In this line, only 47% of UK banks don’t have policies allowing customers to engage with cryptocurrency exchanges, with a majority citing securing issues, a Finder.com research published by The Fintech Times on October 14 indicates

The survey incorporated feedback from 17 UK’s major banks, building societies and banking apps. Seven of the contacted banks don’t allow transfers or debit/credit card purchases involving crypto exchanges. Some of the banks on this list include Halifax, HSBC, The Co-operative Bank and TSB. 

Crypto-friendly banks 

The survey concluded that only four banks could be considered crypto-friendly.
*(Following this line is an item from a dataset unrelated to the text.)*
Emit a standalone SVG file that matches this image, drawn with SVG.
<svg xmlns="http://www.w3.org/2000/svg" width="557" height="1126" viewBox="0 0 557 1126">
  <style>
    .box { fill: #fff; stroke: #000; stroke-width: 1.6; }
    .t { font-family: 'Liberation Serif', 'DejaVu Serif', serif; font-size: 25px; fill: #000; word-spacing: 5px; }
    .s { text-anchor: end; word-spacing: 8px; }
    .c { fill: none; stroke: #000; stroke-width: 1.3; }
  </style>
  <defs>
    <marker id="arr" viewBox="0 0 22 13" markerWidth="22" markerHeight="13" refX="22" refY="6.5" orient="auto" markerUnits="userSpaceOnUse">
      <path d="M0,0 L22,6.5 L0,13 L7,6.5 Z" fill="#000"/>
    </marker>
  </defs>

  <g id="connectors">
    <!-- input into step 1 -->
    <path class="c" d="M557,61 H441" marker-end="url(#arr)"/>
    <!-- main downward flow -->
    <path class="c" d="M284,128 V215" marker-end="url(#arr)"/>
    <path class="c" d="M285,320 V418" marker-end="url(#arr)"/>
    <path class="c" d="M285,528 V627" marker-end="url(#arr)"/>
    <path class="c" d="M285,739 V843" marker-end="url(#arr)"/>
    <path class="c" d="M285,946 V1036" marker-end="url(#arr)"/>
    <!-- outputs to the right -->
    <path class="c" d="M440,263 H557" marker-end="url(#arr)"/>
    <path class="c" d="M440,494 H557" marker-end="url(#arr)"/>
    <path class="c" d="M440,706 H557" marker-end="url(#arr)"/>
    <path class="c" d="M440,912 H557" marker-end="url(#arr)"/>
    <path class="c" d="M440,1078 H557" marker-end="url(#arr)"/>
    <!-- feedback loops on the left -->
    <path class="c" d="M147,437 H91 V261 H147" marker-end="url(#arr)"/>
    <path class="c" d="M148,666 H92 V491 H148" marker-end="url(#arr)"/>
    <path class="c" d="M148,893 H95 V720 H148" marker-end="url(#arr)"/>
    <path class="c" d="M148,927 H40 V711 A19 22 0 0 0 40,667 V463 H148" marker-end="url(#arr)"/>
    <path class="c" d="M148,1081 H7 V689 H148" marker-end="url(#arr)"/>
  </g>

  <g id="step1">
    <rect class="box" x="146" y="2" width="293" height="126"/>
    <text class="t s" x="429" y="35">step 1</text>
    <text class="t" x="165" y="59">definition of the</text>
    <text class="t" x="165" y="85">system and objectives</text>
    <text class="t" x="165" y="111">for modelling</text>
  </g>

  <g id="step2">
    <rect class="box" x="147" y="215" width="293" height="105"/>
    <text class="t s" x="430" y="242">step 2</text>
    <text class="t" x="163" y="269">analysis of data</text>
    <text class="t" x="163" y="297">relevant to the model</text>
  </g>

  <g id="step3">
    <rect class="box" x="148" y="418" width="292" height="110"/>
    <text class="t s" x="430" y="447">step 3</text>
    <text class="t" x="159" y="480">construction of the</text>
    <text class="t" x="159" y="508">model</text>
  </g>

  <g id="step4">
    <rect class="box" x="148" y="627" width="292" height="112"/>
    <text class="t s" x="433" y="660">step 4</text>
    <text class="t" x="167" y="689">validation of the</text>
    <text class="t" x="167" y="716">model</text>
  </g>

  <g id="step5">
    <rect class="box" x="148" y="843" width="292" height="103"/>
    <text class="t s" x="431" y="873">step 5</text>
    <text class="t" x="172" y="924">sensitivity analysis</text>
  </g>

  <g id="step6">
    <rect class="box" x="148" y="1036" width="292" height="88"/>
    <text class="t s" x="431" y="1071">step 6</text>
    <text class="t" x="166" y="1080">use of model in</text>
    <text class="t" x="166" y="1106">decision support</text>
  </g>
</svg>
The category comprises digital-only banks or banking apps, including Starling, Monzo and Revolut

Notably, the platforms permit transfers and withdrawals from crypto exchanges besides Binance, which is banned in the country. 

According to the research, a crypto-friendly bank has almost no restrictions on customer interactions with a cryptocurrency exchange. In particular, customers can purchase cryptocurrency using their debit card, make payments to exchanges, withdraw money from their crypto wallet, and deposit it into a current account. 

Furthermore, banks like Barclays, Lloyds Bank, Bank of Scotland, NatWest and RBS have a mixed approach with different policies allowing customers to interact with cryptocurrencies. Notably, they harbour restrictions like blocking credit card payments and select exchanges.

“It’s clear from the research that banks are taking the security of their customers seriously, which is vital, although there’s certainly room to improve the communication of their policies. Cryptocurrency isn’t going away, so this patchy communication is something that will need to be remedied sooner rather than later,” said Finder.com’s Kate Anderson.

UK crypto regulations 

The survey findings come at a point the UK is pushing forward to establish a crypto regulatory framework intending to make the region a digital asset hub. Notably, exchanges have emerged among major avenues to get involved in crypto, with the country recording a significant number of investors. 

For instance, as reported by Finbold on September 23, British citizens had spent over £31.795 billion($34.7 billion) investing in cryptocurrencies.